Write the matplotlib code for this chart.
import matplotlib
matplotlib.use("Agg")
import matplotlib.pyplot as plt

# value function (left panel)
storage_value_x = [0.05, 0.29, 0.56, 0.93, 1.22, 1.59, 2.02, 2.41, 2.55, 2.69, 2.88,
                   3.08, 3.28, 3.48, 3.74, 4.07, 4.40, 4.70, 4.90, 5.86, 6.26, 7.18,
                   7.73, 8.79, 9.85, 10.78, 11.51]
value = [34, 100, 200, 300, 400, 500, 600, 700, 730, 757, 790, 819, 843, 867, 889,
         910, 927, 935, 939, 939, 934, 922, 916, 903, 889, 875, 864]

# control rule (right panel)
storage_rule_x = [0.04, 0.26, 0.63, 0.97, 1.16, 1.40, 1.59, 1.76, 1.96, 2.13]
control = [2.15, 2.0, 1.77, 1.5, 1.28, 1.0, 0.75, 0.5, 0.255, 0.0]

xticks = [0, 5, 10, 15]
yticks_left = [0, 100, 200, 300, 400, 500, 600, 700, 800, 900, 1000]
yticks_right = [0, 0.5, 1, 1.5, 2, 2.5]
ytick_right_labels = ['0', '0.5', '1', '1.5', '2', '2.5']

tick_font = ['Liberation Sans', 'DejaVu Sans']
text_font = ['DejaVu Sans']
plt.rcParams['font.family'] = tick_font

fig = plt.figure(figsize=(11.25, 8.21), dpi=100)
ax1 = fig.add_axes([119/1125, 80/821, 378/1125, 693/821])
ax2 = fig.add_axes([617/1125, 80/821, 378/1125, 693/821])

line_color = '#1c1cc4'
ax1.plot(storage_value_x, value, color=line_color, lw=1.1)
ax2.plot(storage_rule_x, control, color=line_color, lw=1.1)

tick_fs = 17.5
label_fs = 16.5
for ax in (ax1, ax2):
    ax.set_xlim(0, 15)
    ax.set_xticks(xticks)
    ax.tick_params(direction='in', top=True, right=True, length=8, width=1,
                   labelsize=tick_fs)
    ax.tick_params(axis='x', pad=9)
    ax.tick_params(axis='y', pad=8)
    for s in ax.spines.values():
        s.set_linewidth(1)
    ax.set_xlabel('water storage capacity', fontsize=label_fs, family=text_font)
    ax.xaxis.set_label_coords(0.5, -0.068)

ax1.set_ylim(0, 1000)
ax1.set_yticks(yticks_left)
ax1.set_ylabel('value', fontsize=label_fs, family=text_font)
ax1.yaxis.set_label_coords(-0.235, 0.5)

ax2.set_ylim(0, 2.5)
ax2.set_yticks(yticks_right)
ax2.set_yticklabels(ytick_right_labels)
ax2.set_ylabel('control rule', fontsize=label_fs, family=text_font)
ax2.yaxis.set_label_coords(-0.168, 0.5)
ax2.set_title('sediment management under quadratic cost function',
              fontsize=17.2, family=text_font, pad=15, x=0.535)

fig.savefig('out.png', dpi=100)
# # #
[GOAL] Print from the first line through the line that contains "import matplotlib.pyplot as plt", please, including both, and leave out every line outside that stretch.

[SOLUTION FOR THIS TASK]
Write the matplotlib code for this chart.
import matplotlib
matplotlib.use("Agg")
import matplotlib.pyplot as plt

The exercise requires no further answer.